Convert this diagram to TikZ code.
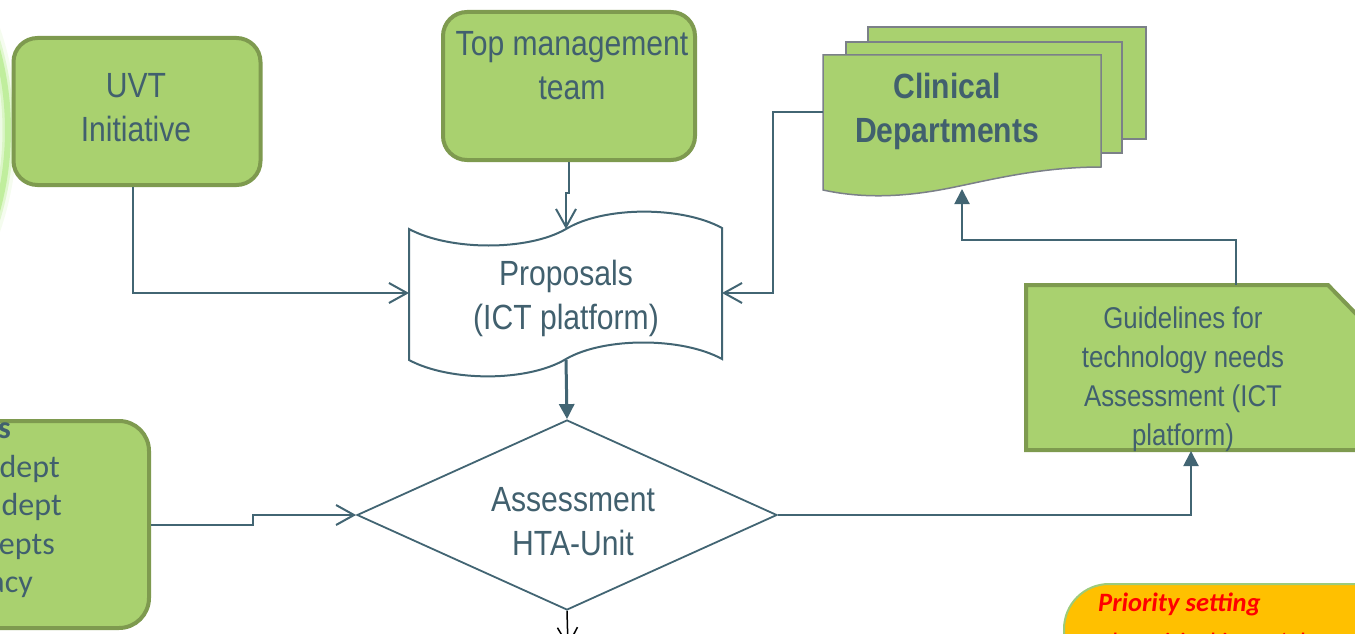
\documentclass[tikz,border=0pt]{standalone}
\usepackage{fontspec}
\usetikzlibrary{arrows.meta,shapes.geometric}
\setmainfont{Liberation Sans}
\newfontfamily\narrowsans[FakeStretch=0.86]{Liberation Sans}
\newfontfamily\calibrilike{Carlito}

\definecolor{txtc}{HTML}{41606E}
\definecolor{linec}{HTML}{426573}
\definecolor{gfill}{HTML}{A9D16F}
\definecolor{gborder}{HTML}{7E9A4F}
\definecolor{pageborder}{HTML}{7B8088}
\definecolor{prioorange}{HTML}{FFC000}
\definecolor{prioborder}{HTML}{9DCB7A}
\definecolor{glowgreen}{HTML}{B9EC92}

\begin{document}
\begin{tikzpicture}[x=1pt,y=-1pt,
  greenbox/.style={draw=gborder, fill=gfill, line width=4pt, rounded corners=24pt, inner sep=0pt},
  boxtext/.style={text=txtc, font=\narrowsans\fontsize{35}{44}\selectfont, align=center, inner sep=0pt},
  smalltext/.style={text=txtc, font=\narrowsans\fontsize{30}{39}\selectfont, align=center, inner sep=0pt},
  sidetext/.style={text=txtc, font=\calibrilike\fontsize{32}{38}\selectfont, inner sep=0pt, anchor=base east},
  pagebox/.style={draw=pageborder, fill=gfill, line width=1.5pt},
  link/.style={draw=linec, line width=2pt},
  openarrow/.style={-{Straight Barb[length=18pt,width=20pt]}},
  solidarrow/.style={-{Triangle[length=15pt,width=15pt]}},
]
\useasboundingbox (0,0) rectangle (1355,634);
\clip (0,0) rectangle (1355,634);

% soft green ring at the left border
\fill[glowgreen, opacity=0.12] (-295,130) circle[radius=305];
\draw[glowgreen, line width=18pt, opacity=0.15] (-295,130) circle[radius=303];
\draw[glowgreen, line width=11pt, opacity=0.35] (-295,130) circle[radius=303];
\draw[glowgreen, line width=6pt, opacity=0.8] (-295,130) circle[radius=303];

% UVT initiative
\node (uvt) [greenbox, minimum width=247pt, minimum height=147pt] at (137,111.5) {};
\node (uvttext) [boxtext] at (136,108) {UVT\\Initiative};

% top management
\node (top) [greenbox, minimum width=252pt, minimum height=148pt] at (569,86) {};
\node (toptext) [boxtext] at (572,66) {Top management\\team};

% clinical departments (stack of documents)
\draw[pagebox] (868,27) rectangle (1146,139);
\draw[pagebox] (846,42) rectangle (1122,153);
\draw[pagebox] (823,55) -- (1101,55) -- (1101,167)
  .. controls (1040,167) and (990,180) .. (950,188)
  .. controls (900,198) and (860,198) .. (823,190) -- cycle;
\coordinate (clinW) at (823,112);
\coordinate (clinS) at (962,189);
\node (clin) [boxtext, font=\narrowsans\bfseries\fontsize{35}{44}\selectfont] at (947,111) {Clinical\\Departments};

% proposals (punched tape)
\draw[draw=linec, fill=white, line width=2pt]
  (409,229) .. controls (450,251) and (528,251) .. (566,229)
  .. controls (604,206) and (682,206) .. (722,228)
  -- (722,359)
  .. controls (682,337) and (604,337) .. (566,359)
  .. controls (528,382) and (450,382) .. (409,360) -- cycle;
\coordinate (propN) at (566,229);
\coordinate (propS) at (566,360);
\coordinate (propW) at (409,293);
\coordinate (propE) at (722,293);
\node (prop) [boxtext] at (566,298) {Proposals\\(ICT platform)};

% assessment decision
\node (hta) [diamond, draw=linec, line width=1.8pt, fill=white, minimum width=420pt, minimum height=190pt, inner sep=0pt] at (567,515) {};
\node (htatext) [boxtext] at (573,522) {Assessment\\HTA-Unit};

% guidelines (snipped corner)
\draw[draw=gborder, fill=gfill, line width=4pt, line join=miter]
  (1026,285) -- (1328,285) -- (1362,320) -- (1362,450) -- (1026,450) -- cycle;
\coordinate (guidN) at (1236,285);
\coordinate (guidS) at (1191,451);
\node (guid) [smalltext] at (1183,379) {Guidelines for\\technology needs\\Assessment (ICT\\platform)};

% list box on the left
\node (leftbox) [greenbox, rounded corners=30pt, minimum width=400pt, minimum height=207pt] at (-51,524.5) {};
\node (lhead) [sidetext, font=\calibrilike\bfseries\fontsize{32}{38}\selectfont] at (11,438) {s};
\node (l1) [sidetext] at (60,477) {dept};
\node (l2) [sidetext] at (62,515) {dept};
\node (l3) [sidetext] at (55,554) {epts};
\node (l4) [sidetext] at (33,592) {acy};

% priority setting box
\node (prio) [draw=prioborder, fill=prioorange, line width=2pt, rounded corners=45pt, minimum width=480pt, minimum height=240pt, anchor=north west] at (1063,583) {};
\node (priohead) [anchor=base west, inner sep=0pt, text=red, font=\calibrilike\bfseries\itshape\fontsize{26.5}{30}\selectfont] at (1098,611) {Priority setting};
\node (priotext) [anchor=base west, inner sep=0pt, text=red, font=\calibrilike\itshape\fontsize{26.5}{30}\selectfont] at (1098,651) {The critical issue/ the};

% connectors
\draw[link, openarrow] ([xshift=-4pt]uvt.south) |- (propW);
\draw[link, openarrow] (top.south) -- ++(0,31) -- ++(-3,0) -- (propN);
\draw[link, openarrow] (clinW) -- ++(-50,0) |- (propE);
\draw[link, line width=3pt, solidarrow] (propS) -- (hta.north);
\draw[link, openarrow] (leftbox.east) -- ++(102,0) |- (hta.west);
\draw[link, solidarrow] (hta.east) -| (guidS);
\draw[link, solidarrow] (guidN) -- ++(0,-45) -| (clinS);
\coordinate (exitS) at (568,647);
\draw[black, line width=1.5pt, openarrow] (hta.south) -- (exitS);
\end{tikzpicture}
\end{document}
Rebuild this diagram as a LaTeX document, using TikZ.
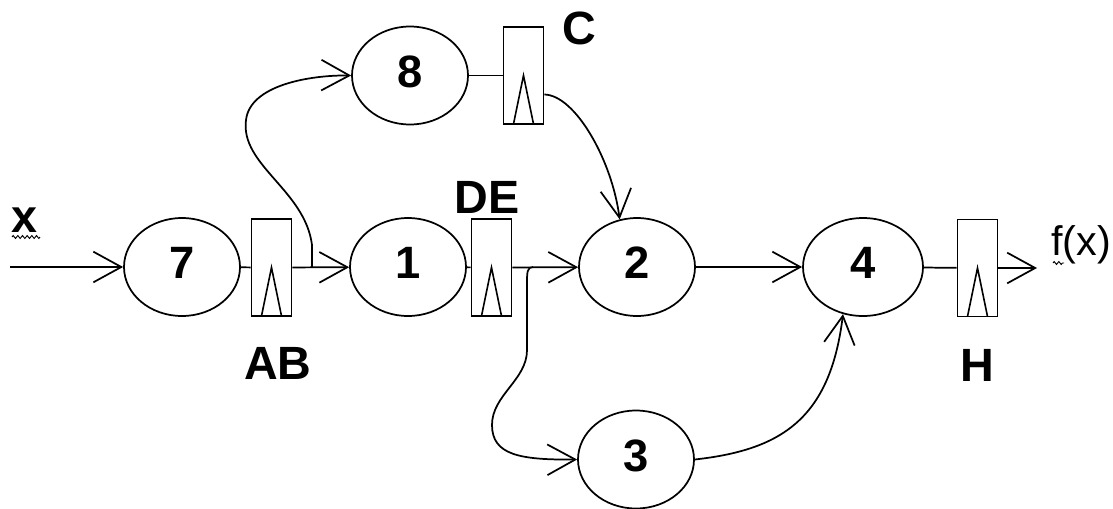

Work to complete —
Leave out the pictures, then repeat the listing above exactly from its first line to the line with "(uvttext) [boxtext] at", inclusive.

The output —
Convert this diagram to TikZ code.
\documentclass[tikz,border=0pt]{standalone}
\usepackage{fontspec}
\usetikzlibrary{arrows.meta,shapes.geometric}
\setmainfont{Liberation Sans}
\newfontfamily\narrowsans[FakeStretch=0.86]{Liberation Sans}
\newfontfamily\calibrilike{Carlito}

\definecolor{txtc}{HTML}{41606E}
\definecolor{linec}{HTML}{426573}
\definecolor{gfill}{HTML}{A9D16F}
\definecolor{gborder}{HTML}{7E9A4F}
\definecolor{pageborder}{HTML}{7B8088}
\definecolor{prioorange}{HTML}{FFC000}
\definecolor{prioborder}{HTML}{9DCB7A}
\definecolor{glowgreen}{HTML}{B9EC92}

\begin{document}
\begin{tikzpicture}[x=1pt,y=-1pt,
  greenbox/.style={draw=gborder, fill=gfill, line width=4pt, rounded corners=24pt, inner sep=0pt},
  boxtext/.style={text=txtc, font=\narrowsans\fontsize{35}{44}\selectfont, align=center, inner sep=0pt},
  smalltext/.style={text=txtc, font=\narrowsans\fontsize{30}{39}\selectfont, align=center, inner sep=0pt},
  sidetext/.style={text=txtc, font=\calibrilike\fontsize{32}{38}\selectfont, inner sep=0pt, anchor=base east},
  pagebox/.style={draw=pageborder, fill=gfill, line width=1.5pt},
  link/.style={draw=linec, line width=2pt},
  openarrow/.style={-{Straight Barb[length=18pt,width=20pt]}},
  solidarrow/.style={-{Triangle[length=15pt,width=15pt]}},
]
\useasboundingbox (0,0) rectangle (1355,634);
\clip (0,0) rectangle (1355,634);

% soft green ring at the left border
\fill[glowgreen, opacity=0.12] (-295,130) circle[radius=305];
\draw[glowgreen, line width=18pt, opacity=0.15] (-295,130) circle[radius=303];
\draw[glowgreen, line width=11pt, opacity=0.35] (-295,130) circle[radius=303];
\draw[glowgreen, line width=6pt, opacity=0.8] (-295,130) circle[radius=303];

% UVT initiative
\node (uvt) [greenbox, minimum width=247pt, minimum height=147pt] at (137,111.5) {};
\node (uvttext) [boxtext] at (136,108) {UVT\\Initiative};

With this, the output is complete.